As much as it annoys me, I have to admit I make just as many assumptions as everybody else. I see what I assume to be Finnish people giving their children foreign names and/or odd spelling and find it weird and uncomfortable. But these are just assumptions, how do I know what cultural connections these people have?
In terms of pronunciation, initials are great. As long as the letters are from the English alphabet, as they are in my case, they are then easily pronounced in English.
So how is ‘Liisa’ supposed to be pronounced? I personally consider my name to have two correct pronunciations. The way my mother says it and the way my father says it.
In English my name is said the same way as ‘Lisa’. In Finnish, in addition to some minor phonetic differences, it essentially has a longer vowel sound. I choose pronunciation based on the language I am speaking at the time.
At school in New Zealand, while my name was mostly said as ‘Lisa’, I was over the years called a wide variety of names from ‘Liza’ to ‘Elly’.
I recall one teacher that told me my name was simply unpronounceable and that she’ll just call me ‘Lizzy’ instead.
There is also a cultural aspect to my name. While English names rarely tell you much of their specific origins, Finnish names are instantly distinguishable as Finnish and their bearers will be thought of as Finnish.
While this is fine, I am also a Kiwi, despite my not being able to express this with my name.

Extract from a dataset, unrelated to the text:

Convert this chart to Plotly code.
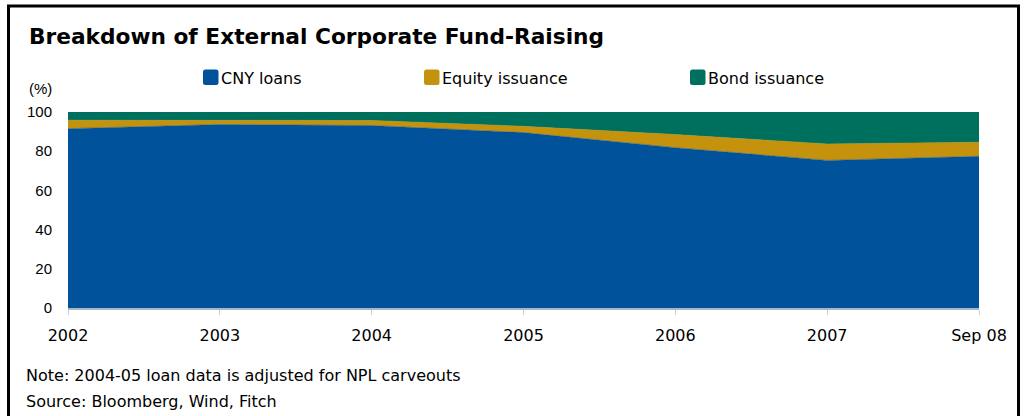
import plotly.graph_objects as go

# Share of external corporate fund-raising (%), stacked to 100
periods = ["2002", "2003", "2004", "2005", "2006", "2007", "Sep 08"]
cny_loans = [91.5, 93.6, 93.1, 89.5, 81.8, 75.3, 77.4]
equity_issuance = [4.3, 2.2, 2.6, 3.2, 6.7, 8.4, 7.2]
bond_issuance = [round(100 - a - b, 1) for a, b in zip(cny_loans, equity_issuance)]
y_ticks = [0, 20, 40, 60, 80, 100]

series = [
    ("CNY loans", cny_loans, "#00529B"),
    ("Equity issuance", equity_issuance, "#C4920C"),
    ("Bond issuance", bond_issuance, "#00705E"),
]

W, H = 1026, 416
ML, MR, MT, MB = 68, 47, 112, 108
PW, PH = W - ML - MR, H - MT - MB


def px(x):
    return (x - ML) / PW


def py(y):
    return (H - MB - y) / PH


FONT = "DejaVu Sans"
x_idx = list(range(len(periods)))

fig = go.Figure()
for name, vals, col in series:
    fig.add_trace(go.Scatter(
        x=x_idx, y=vals, name=name, mode="lines",
        stackgroup="one", line=dict(width=0.5, color=col),
        fillcolor=col, showlegend=False, hoverinfo="x+y+name",
    ))

shapes = [
    # outer frame
    dict(type="rect", xref="paper", yref="paper",
         x0=px(8.5), x1=px(1018.5), y0=py(6), y1=py(440),
         line=dict(color="black", width=3), fillcolor="rgba(0,0,0,0)", layer="below"),
]
annotations = [
    dict(text="<b>Breakdown of External Corporate Fund-Raising</b>", x=px(27), y=py(36),
         xref="paper", yref="paper", xanchor="left", yanchor="middle", showarrow=False,
         font=dict(family=FONT, size=21.7, color="#000")),
    dict(text="(%)", x=px(27), y=py(88.5), xref="paper", yref="paper",
         xanchor="left", yanchor="middle", showarrow=False,
         font=dict(family="Liberation Sans", size=15, color="#000")),
    dict(text="Note: 2004-05 loan data is adjusted for NPL carveouts", x=px(24), y=py(375),
         xref="paper", yref="paper", xanchor="left", yanchor="middle", showarrow=False,
         font=dict(family=FONT, size=16, color="#000")),
    dict(text="Source: Bloomberg, Wind, Fitch", x=px(24), y=py(401),
         xref="paper", yref="paper", xanchor="left", yanchor="middle", showarrow=False,
         font=dict(family=FONT, size=16, color="#000")),
]

# legend: rounded swatches with labels
legend_x = [203, 424, 690]
for (name, _, col), lx in zip(series, legend_x):
    x0, x1, y0, y1, r = lx, lx + 15.5, 69.5, 85, 2.5
    path = (f"M {px(x0 + r)} {py(y0)} L {px(x1 - r)} {py(y0)} "
            f"Q {px(x1)} {py(y0)} {px(x1)} {py(y0 + r)} L {px(x1)} {py(y1 - r)} "
            f"Q {px(x1)} {py(y1)} {px(x1 - r)} {py(y1)} L {px(x0 + r)} {py(y1)} "
            f"Q {px(x0)} {py(y1)} {px(x0)} {py(y1 - r)} L {px(x0)} {py(y0 + r)} "
            f"Q {px(x0)} {py(y0)} {px(x0 + r)} {py(y0)} Z")
    shapes.append(dict(type="path", xref="paper", yref="paper", path=path,
                       fillcolor=col, line=dict(width=0)))
    annotations.append(dict(text=name, x=px(lx + 16), y=py(78.5), xref="paper", yref="paper",
                            xanchor="left", yanchor="middle", showarrow=False,
                            font=dict(family=FONT, size=16, color="#000")))

fig.update_layout(
    width=W, height=H,
    margin=dict(l=ML, r=MR, t=MT, b=MB, pad=0),
    paper_bgcolor="white", plot_bgcolor="white",
    showlegend=False,
    shapes=shapes, annotations=annotations,
    xaxis=dict(
        range=[0, len(periods) - 1], tickmode="array", tickvals=x_idx, ticktext=periods,
        showgrid=False, zeroline=False, showline=True, linecolor="#A9B6C6", linewidth=1.5,
        ticks="outside", ticklen=5, tickcolor="#C8CED6", tickwidth=1,
        tickfont=dict(family=FONT, size=16, color="#000"), ticklabelstandoff=7,
    ),
    yaxis=dict(
        range=[0, 100], tickmode="array", tickvals=y_ticks,
        showgrid=False, zeroline=False, showline=False, ticks="",
        tickfont=dict(family="Liberation Sans", size=15, color="#000"), ticklabelstandoff=15,
    ),
)

fig.write_html("out.html")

Using initials in place of my first names leaves the possibility that my names are perhaps foreign (i.e. non-Finnish), which would explain both my cultural oddities and my good command of the English language.
But of course, when in Rome… in Finland I endeavor to use my full name in all appropriate situations. In English, I prefer initials!
What do you think? What conclusions do people draw from your name?
Are initials a great alternative or are they secretive and unnecessary?